I'm looking for a role with more multi-cloud scope and exposure to a larger-scale developer community. I'd welcome the chance to discuss what you're building.
[Your Name]
Frequently asked questions
- What specifically makes Cloud Automation Engineer II different from Engineer I?
- Independence and design ownership. Engineer I practitioners implement defined automation tasks and contribute to existing frameworks. Engineer II practitioners design the frameworks — they define module interfaces, establish testing standards, make technology selection decisions, and set direction for how the automation function operates. They also carry explicit mentoring responsibility for more junior engineers and contribute to cross-team platform decisions rather than only team-internal work.
- What does GitOps mean in the context of cloud infrastructure?
- GitOps applies Git as the single source of truth for infrastructure state. Infrastructure changes are made through pull requests to a Git repository; an automation system continuously reconciles the actual cloud state against what the repository specifies. Atlantis, Terraform Cloud, Flux, and ArgoCD are common tools for infrastructure GitOps. The benefit is a complete audit trail of all infrastructure changes, peer review of every change, and automatic remediation of drift — the actual state is brought back into conformance with the desired state without human intervention.
- What does module library versioning require in practice?
- Module versioning requires semantic versioning (MAJOR.MINOR.PATCH), a published changelog, backward compatibility commitments for MINOR and PATCH versions, and a deprecation policy for MAJOR versions. In practice, this means maintaining multiple major versions simultaneously while teams migrate to the new interface, communicating breaking changes with sufficient notice, and testing that existing consumers aren't broken by updates. This is significantly more work than writing the modules themselves and requires treating the module library like an API product.
- How does a Cloud Automation Engineer II handle a situation where the platform creates friction for development teams?
- At the II level, engineers are expected to engage with this problem directly rather than treating it as someone else's concern. That means collecting concrete feedback from development teams about where the platform creates friction, distinguishing friction that represents legitimate security trade-offs (and needs better explanation) from friction that represents platform design problems (and needs fixing), and driving the improvements with enough urgency that developer experience actually improves.
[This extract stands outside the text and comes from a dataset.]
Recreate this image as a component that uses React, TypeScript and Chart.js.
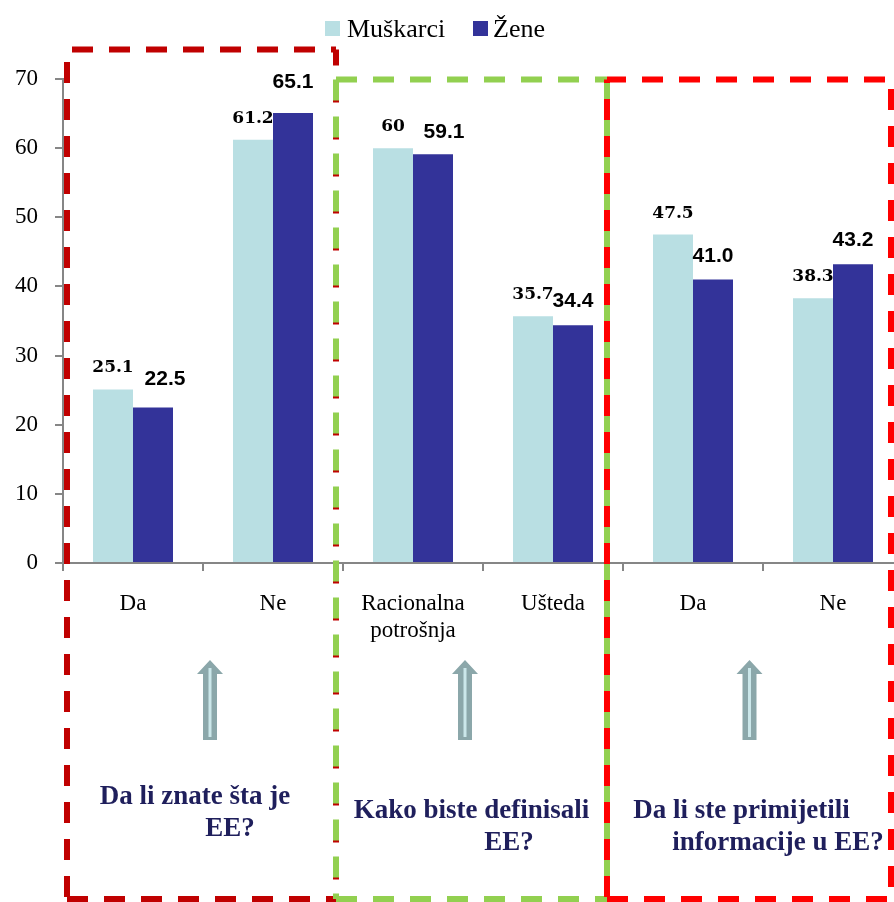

Platforms that developers avoid defeat the purpose of building them.
- What is the role of AI in cloud automation engineering at this level?
- At the II level, engineers are expected to evaluate AI tools for automation use cases and make adoption recommendations. AI coding assistants have genuine utility for Terraform module development and Python scripting. AI-powered anomaly detection for cost and security automation is maturing. The question a senior engineer needs to answer is which tools provide enough reliable value to integrate into production workflows versus which produce results that require too much human oversight to be net positive. Making this judgment well is a differentiating skill at this level.